### Work required
Without the pictures, return all of the material exactly as written.

** BEGIN **

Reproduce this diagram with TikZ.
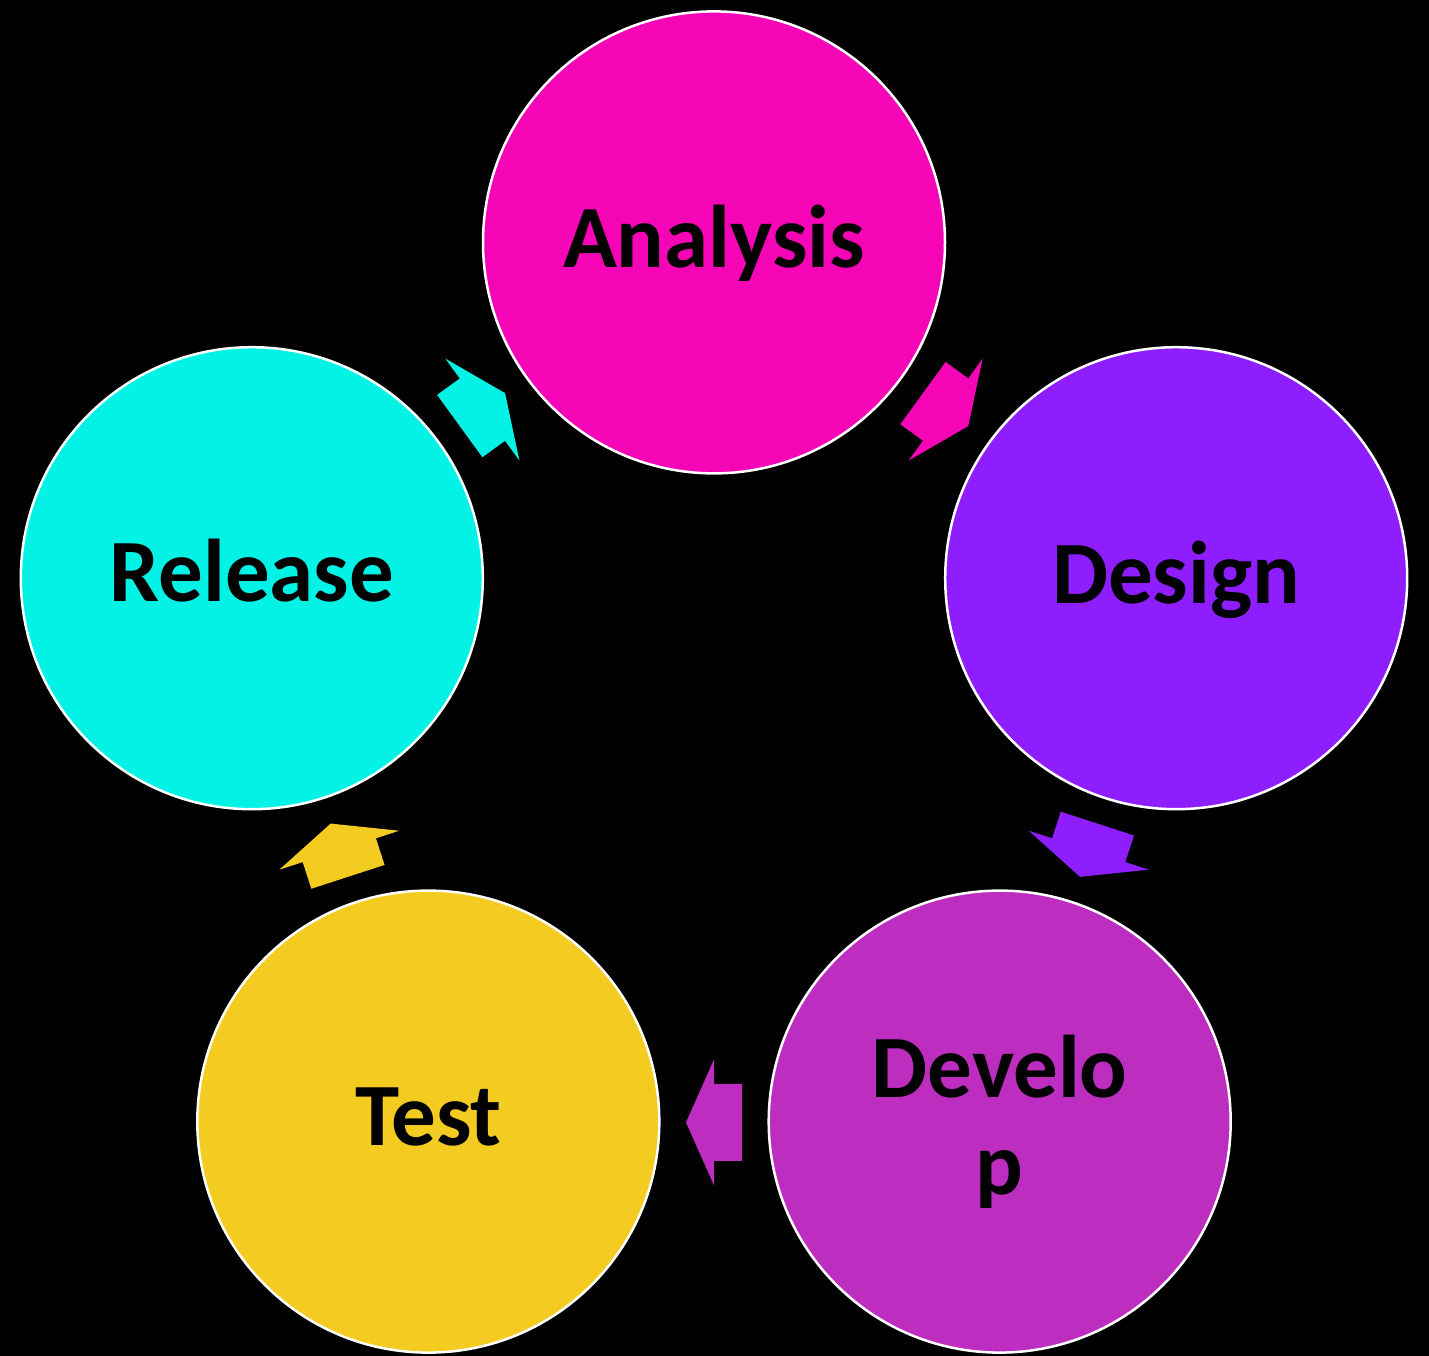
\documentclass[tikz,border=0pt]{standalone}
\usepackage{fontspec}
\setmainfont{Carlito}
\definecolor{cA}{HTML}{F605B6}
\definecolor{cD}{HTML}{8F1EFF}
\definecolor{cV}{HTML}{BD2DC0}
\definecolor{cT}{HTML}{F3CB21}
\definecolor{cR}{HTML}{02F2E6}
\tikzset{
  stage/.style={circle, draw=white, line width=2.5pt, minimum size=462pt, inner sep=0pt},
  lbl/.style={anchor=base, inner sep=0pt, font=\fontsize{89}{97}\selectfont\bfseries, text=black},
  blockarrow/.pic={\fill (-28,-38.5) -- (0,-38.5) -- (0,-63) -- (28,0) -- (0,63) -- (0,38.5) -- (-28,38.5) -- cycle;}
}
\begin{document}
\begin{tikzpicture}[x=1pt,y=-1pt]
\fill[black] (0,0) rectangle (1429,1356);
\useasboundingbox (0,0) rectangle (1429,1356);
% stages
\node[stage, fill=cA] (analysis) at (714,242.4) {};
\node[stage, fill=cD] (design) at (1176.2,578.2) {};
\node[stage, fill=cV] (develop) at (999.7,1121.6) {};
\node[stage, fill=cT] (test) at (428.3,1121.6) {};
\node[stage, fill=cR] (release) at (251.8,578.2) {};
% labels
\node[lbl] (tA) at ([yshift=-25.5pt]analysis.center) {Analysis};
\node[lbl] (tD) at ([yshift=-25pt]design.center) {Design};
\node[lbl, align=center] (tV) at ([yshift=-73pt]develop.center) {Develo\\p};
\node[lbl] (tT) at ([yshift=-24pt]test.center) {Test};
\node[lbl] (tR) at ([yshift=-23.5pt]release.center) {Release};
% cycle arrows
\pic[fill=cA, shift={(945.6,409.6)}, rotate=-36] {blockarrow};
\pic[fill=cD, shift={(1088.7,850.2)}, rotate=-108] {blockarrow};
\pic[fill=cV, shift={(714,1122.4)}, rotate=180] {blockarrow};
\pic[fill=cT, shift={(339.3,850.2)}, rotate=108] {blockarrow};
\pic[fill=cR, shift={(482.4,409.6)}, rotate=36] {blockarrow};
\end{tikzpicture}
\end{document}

** END **

### Output of the task
Reproduce this diagram with TikZ.
\documentclass[tikz,border=0pt]{standalone}
\usepackage{fontspec}
\setmainfont{Carlito}
\definecolor{cA}{HTML}{F605B6}
\definecolor{cD}{HTML}{8F1EFF}
\definecolor{cV}{HTML}{BD2DC0}
\definecolor{cT}{HTML}{F3CB21}
\definecolor{cR}{HTML}{02F2E6}
\tikzset{
  stage/.style={circle, draw=white, line width=2.5pt, minimum size=462pt, inner sep=0pt},
  lbl/.style={anchor=base, inner sep=0pt, font=\fontsize{89}{97}\selectfont\bfseries, text=black},
  blockarrow/.pic={\fill (-28,-38.5) -- (0,-38.5) -- (0,-63) -- (28,0) -- (0,63) -- (0,38.5) -- (-28,38.5) -- cycle;}
}
\begin{document}
\begin{tikzpicture}[x=1pt,y=-1pt]
\fill[black] (0,0) rectangle (1429,1356);
\useasboundingbox (0,0) rectangle (1429,1356);
% stages
\node[stage, fill=cA] (analysis) at (714,242.4) {};
\node[stage, fill=cD] (design) at (1176.2,578.2) {};
\node[stage, fill=cV] (develop) at (999.7,1121.6) {};
\node[stage, fill=cT] (test) at (428.3,1121.6) {};
\node[stage, fill=cR] (release) at (251.8,578.2) {};
% labels
\node[lbl] (tA) at ([yshift=-25.5pt]analysis.center) {Analysis};
\node[lbl] (tD) at ([yshift=-25pt]design.center) {Design};
\node[lbl, align=center] (tV) at ([yshift=-73pt]develop.center) {Develo\\p};
\node[lbl] (tT) at ([yshift=-24pt]test.center) {Test};
\node[lbl] (tR) at ([yshift=-23.5pt]release.center) {Release};
% cycle arrows
\pic[fill=cA, shift={(945.6,409.6)}, rotate=-36] {blockarrow};
\pic[fill=cD, shift={(1088.7,850.2)}, rotate=-108] {blockarrow};
\pic[fill=cV, shift={(714,1122.4)}, rotate=180] {blockarrow};
\pic[fill=cT, shift={(339.3,850.2)}, rotate=108] {blockarrow};
\pic[fill=cR, shift={(482.4,409.6)}, rotate=36] {blockarrow};
\end{tikzpicture}
\end{document}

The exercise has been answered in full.